The business case for 5G is not just better connectivity, argued Guo. When technologies such as 5G, computing, cloud, and AI come together, they reinforce each other and create numerous opportunities across five major tech domains: connectivity, AI, cloud, computing, and industry applications.
“Huawei has in-depth strengths in each of these domains,” said Guo. “We can mix and match them to create scenario-based solutions that meet the unique needs of our customers and partners. This is key to unlocking the full potential of 5G and driving commercial success.”
For 5G to succeed commercially, he said, the entire industry needs to work together. Vertical industry applications can be replicated at scale only when unified industry standards and a collaborative ecosystem are in place.
“Moving forward, Huawei will double down on efforts to equip our partners with the capabilities they need,” said Guo. “We will promote joint innovation, and drive growth for everyone in the value chain.”
Addressing the current global health crisis, Guo said the pandemic has reshaped how we live and work, dealing a heavy blow to the world economy. Fortunately, he added, ICT offers a concrete set of tools to aid in the fight against COVID-19 on multiple fronts.
“As an ICT company, it’s our responsibility to use the technology we have to help contain and defeat this pandemic,” said Guo. “Together with our partners and customers, including carriers and enterprises of all types, we can use technological solutions to effect a positive impact on our communities.”
“By drawing on our experience in early hotspots, we have developed nine scenario-based solutions that use ICT technology to help combat the pandemic. Whether it’s hospital network deployment, remote consultation, online education, or restarting governments and businesses, we’ve been sharing our experience and capabilities to help control the spread of the virus and reopen economies.”
Gu said that in the current economic environment, the carriers need to focus not just on the short term goals, but also on the longer term.
“More precise deployment is how they can maximise the value of their networks,” said Guo, for which the company has three suggestions.
Firstly, carriers should prioritise user experience and spend money where it is needed most to maximise the value of existing networks.

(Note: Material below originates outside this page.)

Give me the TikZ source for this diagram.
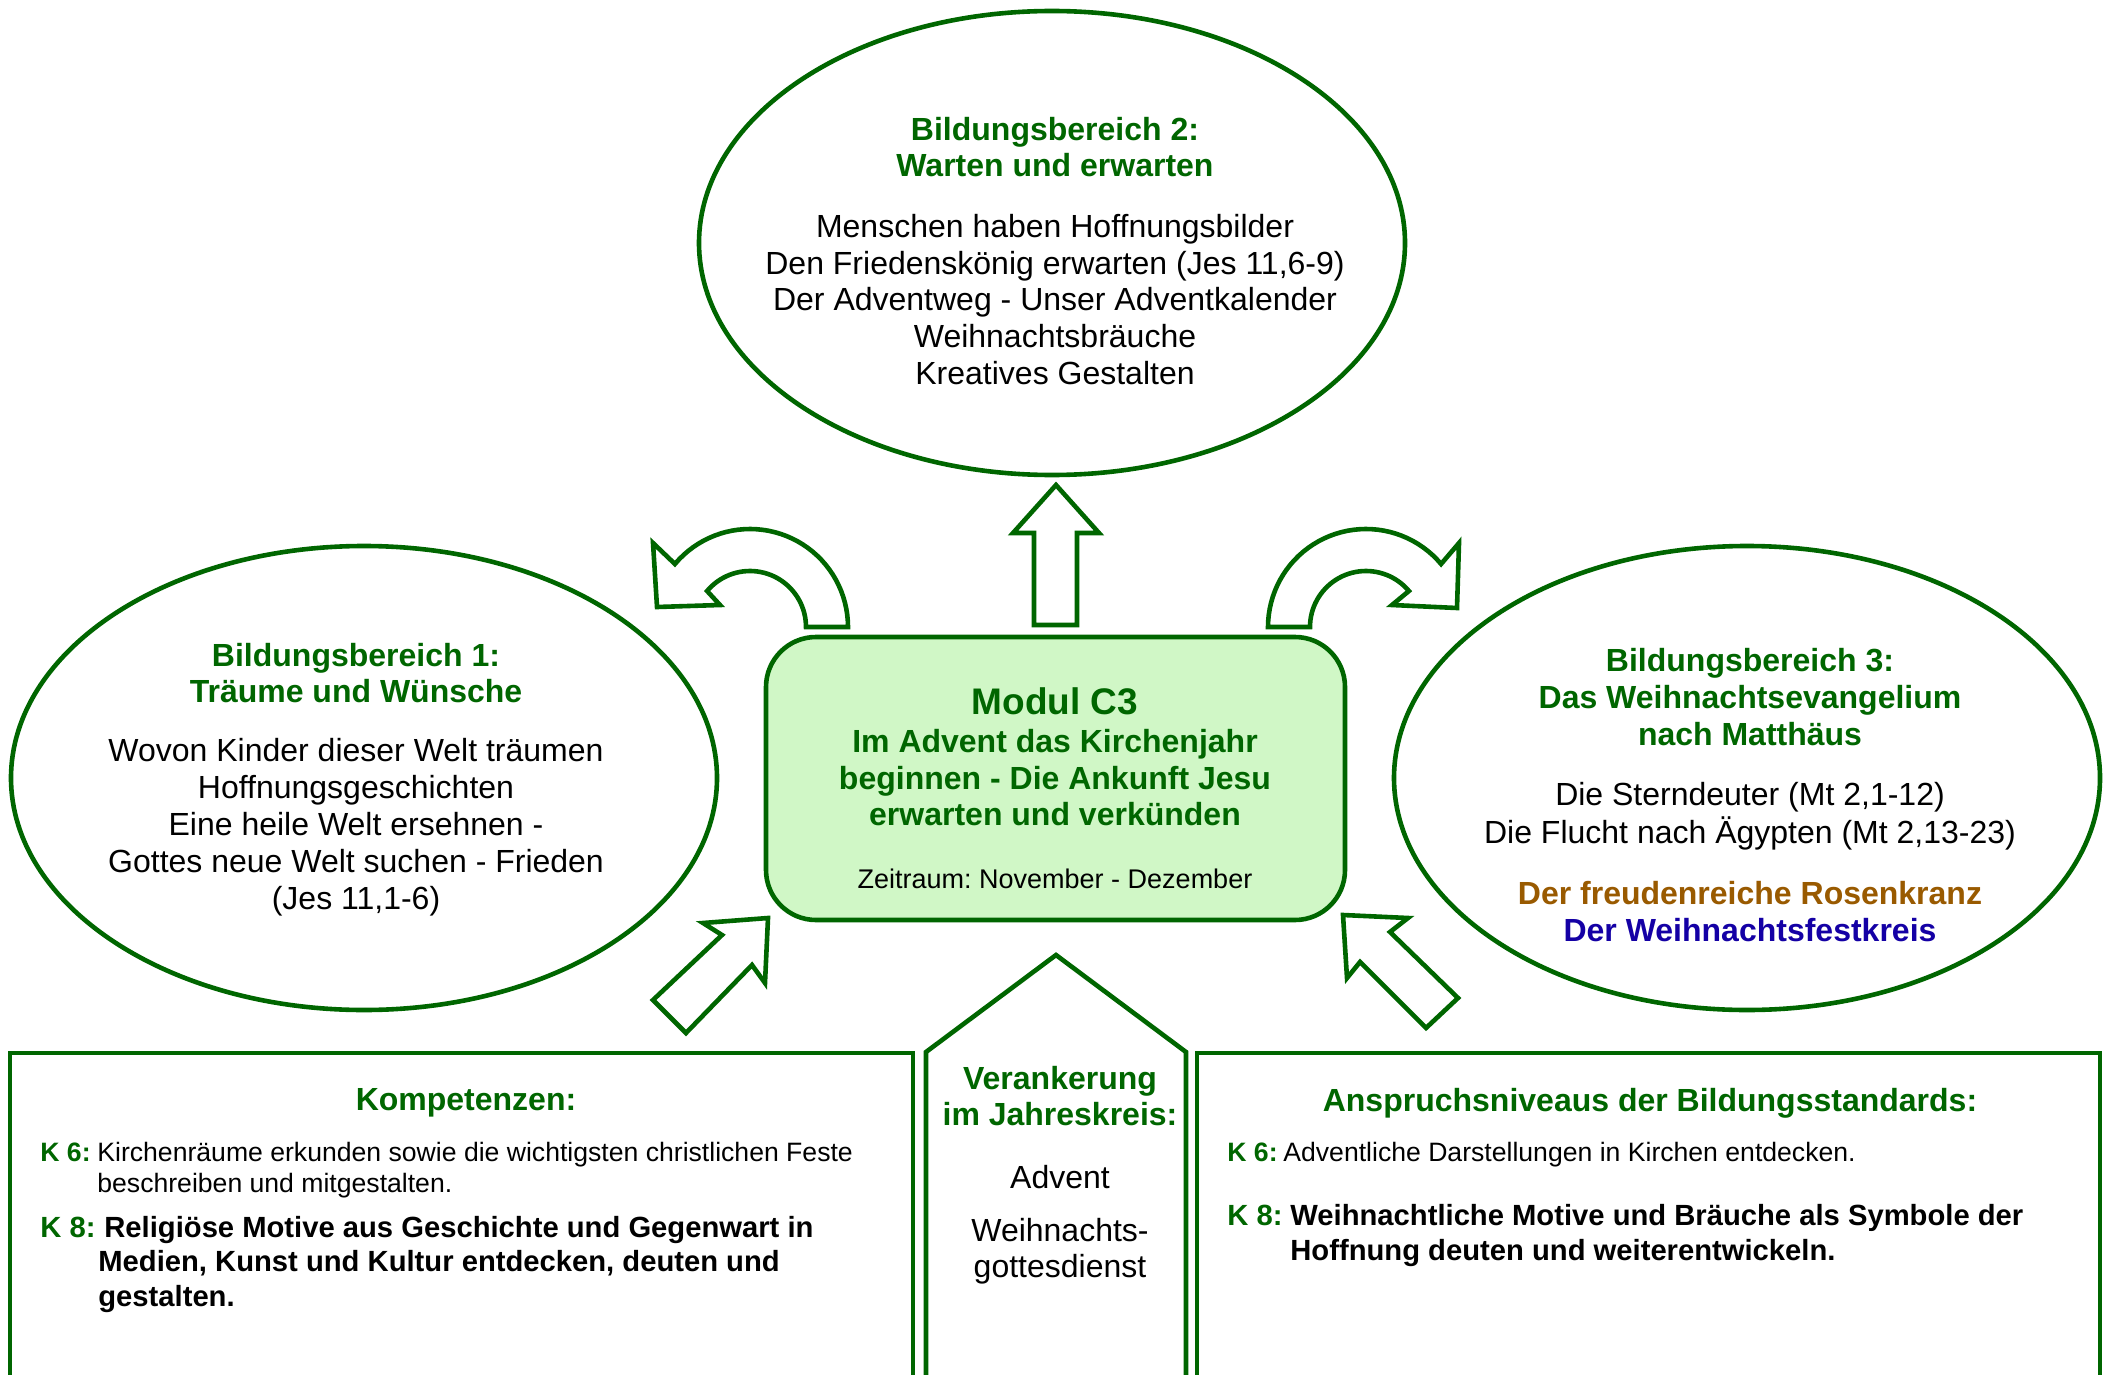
\documentclass[tikz,border=0pt]{standalone}
\usepackage{fontspec}
\setmainfont{Liberation Sans}
\usepackage{array}
\usetikzlibrary{shapes.geometric}
\definecolor{dgreen}{RGB}{0,102,0}
\definecolor{boxfill}{RGB}{208,247,198}
\definecolor{rosebrown}{RGB}{153,90,0}
\definecolor{festblue}{RGB}{20,0,165}
\newcommand{\fsz}[2]{\fontsize{#1}{#2}\selectfont}
\frenchspacing

\begin{document}
\begin{tikzpicture}[x=0.5pt,y=-0.5pt,
  outline/.style={draw=dgreen, line width=2.3pt, line join=miter},
  blockarrow/.style={outline, fill=white},
  area/.style={ellipse, outline, fill=white, inner sep=0pt, minimum width=353pt, minimum height=232pt},
  heading/.style={font=\bfseries\fsz{16pt}{18pt}, text=dgreen, align=center, inner sep=0pt},
  bodytext/.style={font=\fsz{16pt}{18.4pt}, align=center, inner sep=0pt},
  item/.style={anchor=west, inner sep=0pt},
]
\useasboundingbox (0,0) rectangle (2114,1375);

% three areas of learning
\node[area] (bb2) at (1052,243) {};
\node[area] (bb1) at (364,778) {};
\node[area] (bb3) at (1747,778) {};

% central module box
\node[outline, fill=boxfill, rounded corners=25pt, minimum width=289.5pt,
      minimum height=141.5pt, inner sep=0pt] (modul) at (1055.5,778.5) {};

% block arrows around the module
\draw[blockarrow] (1034,625) -- (1034,533) -- (1013,533) -- (1056,485)
  -- (1099,533) -- (1077,533) -- (1077,625) -- cycle;
\draw[blockarrow] plot[domain=0:140, samples=40] ({750+98*cos(\x)},{627-98*sin(\x)})
  -- (653,543) -- (657,607) -- (720,605)
  -- plot[domain=140:0, samples=40] ({750+56*cos(\x)},{627-56*sin(\x)}) -- cycle;
\draw[blockarrow] plot[domain=180:40, samples=40] ({1366+98*cos(\x)},{627-98*sin(\x)})
  -- (1459,543) -- (1457,608) -- (1392,605)
  -- plot[domain=40:180, samples=40] ({1366+56*cos(\x)},{627-56*sin(\x)}) -- cycle;
\draw[blockarrow] (653,1000) -- (722,935) -- (703,923) -- (768,918)
  -- (765,983) -- (752,965) -- (686,1033) -- cycle;
\draw[blockarrow] (1458,998) -- (1390,932) -- (1408,918) -- (1343,915)
  -- (1347,978) -- (1360,962) -- (1426,1028) -- cycle;

% bottom panels
\draw[outline] (10,1385) -- (10,1053) -- (913,1053) -- (913,1385);
\draw[outline] (926,1385) -- (926,1052) -- (1056,955) -- (1186,1052) -- (1186,1385);
\draw[outline] (1197,1385) -- (1197,1053) -- (2100,1053) -- (2100,1385);

% texts of area 2
\node[heading] (t2) at (1055,147) {Bildungsbereich 2:\\Warten und erwarten};
\node[bodytext] (b2) at (1055,299.5) {Menschen haben Hoffnungsbilder\\Den Friedenskönig erwarten (Jes 11,6-9)\\Der Adventweg - Unser Adventkalender\\Weihnachtsbräuche\\Kreatives Gestalten};

% texts of area 1
\node[heading] (t1) at (356,673) {Bildungsbereich 1:\\Träume und Wünsche};
\node[bodytext, font=\fsz{16pt}{18.5pt}] (b1) at (356,827.5) {Wovon Kinder dieser Welt träumen\\Hoffnungsgeschichten\\Eine heile Welt ersehnen -\\Gottes neue Welt suchen - Frieden\\(Jes 11,1-6)};

% texts of area 3
\node[heading, font=\bfseries\fsz{16pt}{18.5pt}] (t3) at (1750,697) {Bildungsbereich 3:\\Das Weihnachtsevangelium\\nach Matthäus};
\node[bodytext, font=\fsz{16pt}{19pt}] (b3) at (1750,816) {Die Sterndeuter (Mt 2,1-12)\\Die Flucht nach Ägypten (Mt 2,13-23)};
\node[bodytext, font=\bfseries\fsz{16pt}{18.5pt}] (c3) at (1750,911.5) {\textcolor{rosebrown}{Der freudenreiche Rosenkranz}\\\textcolor{festblue}{Der Weihnachtsfestkreis}};

% module texts
\node[heading, font=\bfseries\fsz{18.5pt}{20pt}] (mt) at (1055,701) {Modul C3};
\node[heading, font=\bfseries\fsz{16pt}{18.25pt}] (ms) at (1055,778) {Im Advent das Kirchenjahr\\beginnen - Die Ankunft Jesu\\erwarten und verkünden};
\node[bodytext, font=\fsz{13.5pt}{16pt}] (mz) at (1055,879) {Zeitraum: November - Dezember};

% middle panel
\node[heading] (vt) at (1060,1096) {Verankerung\\im Jahreskreis:};
\node[bodytext] (va) at (1060,1177) {Advent};
\node[bodytext, font=\fsz{16pt}{18pt}] (vw) at (1060,1251) {Weihnachts-\\gottesdienst};

% left panel
\node[heading] (kt) at (466,1103) {Kompetenzen:};
\node[item] (k6) at (40,1171) {\fsz{13.3pt}{15.5pt}\begin{tabular}{@{}p{28.5pt}@{}l@{}}
  \textbf{\textcolor{dgreen}{K 6:}} & Kirchenräume erkunden sowie die wichtigsten christlichen Feste\\
  & beschreiben und mitgestalten.\end{tabular}};
\node[item] (k8) at (40,1265) {\fsz{14.6pt}{17.25pt}\begin{tabular}{@{}p{29pt}@{}l@{}}
  \textbf{\textcolor{dgreen}{K 8:}} & \textbf{\hspace{3pt}Religiöse Motive aus Geschichte und Gegenwart in}\\
  & \textbf{Medien, Kunst und Kultur entdecken, deuten und}\\
  & \textbf{gestalten.}\end{tabular}};

% right panel
\node[heading] (at) at (1650,1103) {Anspruchsniveaus der Bildungsstandards:};
\node[item] (a6) at (1227,1155) {\fsz{13.3pt}{15.5pt}\begin{tabular}{@{}p{28pt}@{}l@{}}
  \textbf{\textcolor{dgreen}{K 6:}} & Adventliche Darstellungen in Kirchen entdecken.\end{tabular}};
\node[item] (a8) at (1227,1236) {\fsz{14.6pt}{17.5pt}\begin{tabular}{@{}p{31.5pt}@{}l@{}}
  \textbf{\textcolor{dgreen}{K 8:}} & \textbf{Weihnachtliche Motive und Bräuche als Symbole der}\\
  & \textbf{Hoffnung deuten und weiterentwickeln.}\end{tabular}};
\end{tikzpicture}
\end{document}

Secondly, carriers should make the most of existing 4G and FTTx networks, and integrate them with new 5G networks through holistic coordination and precise planning.
Lastly, 5G deployment plans should prioritise hotspots and key industry applications.
Building on these points, Huawei’s executive director and president of Carrier BG, Ryan Ding, in his day two keynote, said that carriers need to maximise the value of existing networks.
They should make the most of their networks and rapidly expand their capacity by using software or adding boards or replacing RRUs, said Ding. This can help them respond to the soaring data traffic during the pandemic and optimise site TCO.
Carriers should focus on user experience and build the best 5G networks, Ding asserted. The best network experience brings the biggest commercial success. In South Korea, he said, carriers are seeing lucrative gains from building the best 5G networks and offering users the best experience. Huawei will continue to help carriers deliver the best possible user experience and quickly monetise 5G network capabilities.
Carriers also need to speed up 5G commercialisation in B2B for more business opportunities, said Ding. 5G is entering a new development phase, and the B2B market is key for carriers’ commercial success. Carriers need to choose the right industries and build new 5G capabilities targeting B2B. They also need to push for unified industry standards to accelerate 5G adoption at scale in B2B.
To succeed in B2B, said Ding, choosing the right industries is crucial. Private lines have become a quick-win use case for 5G in B2B, with more than 15 carriers having 5G private line services. Carriers can consider three factors when deciding which industries to focus on: industry attractiveness, commercial viability, and technical viability. Huawei suggests that carriers should currently focus on mining, steel, ports, and oilfield industries when developing 5G in B2B.
Carriers need to build 5G network planning, construction, maintenance, optimisation, and operations capabilities for B2B. For example, said Ding, they need to improve their network planning capabilities that target different production environments of industries, and provide products and solutions that meet industry requirements. In addition, they need to develop service and ecosystem enablement platforms, provide standardised products and services, and build viable business models.
Carriers need to push for unified industry standards, Ding argued. Unified industry standards are the basis for large-scale 5G development in B2B. Cross-industry collaboration is well under way. Many industries like mining and steel have begun to communicate industry standards through such efforts as publishing industry white papers, establishing ecosystem alliances, and participating in standards discussion.
Carriers need to build future-oriented target networks, said Ding. The telecoms industry needs to think hard about how their networks can be adapted to the ever-changing needs of individuals, families, and businesses as well as how to support the development of the digital economy.
“Huawei will continue to help carriers build future-oriented target networks to support their continued success,” said Ding.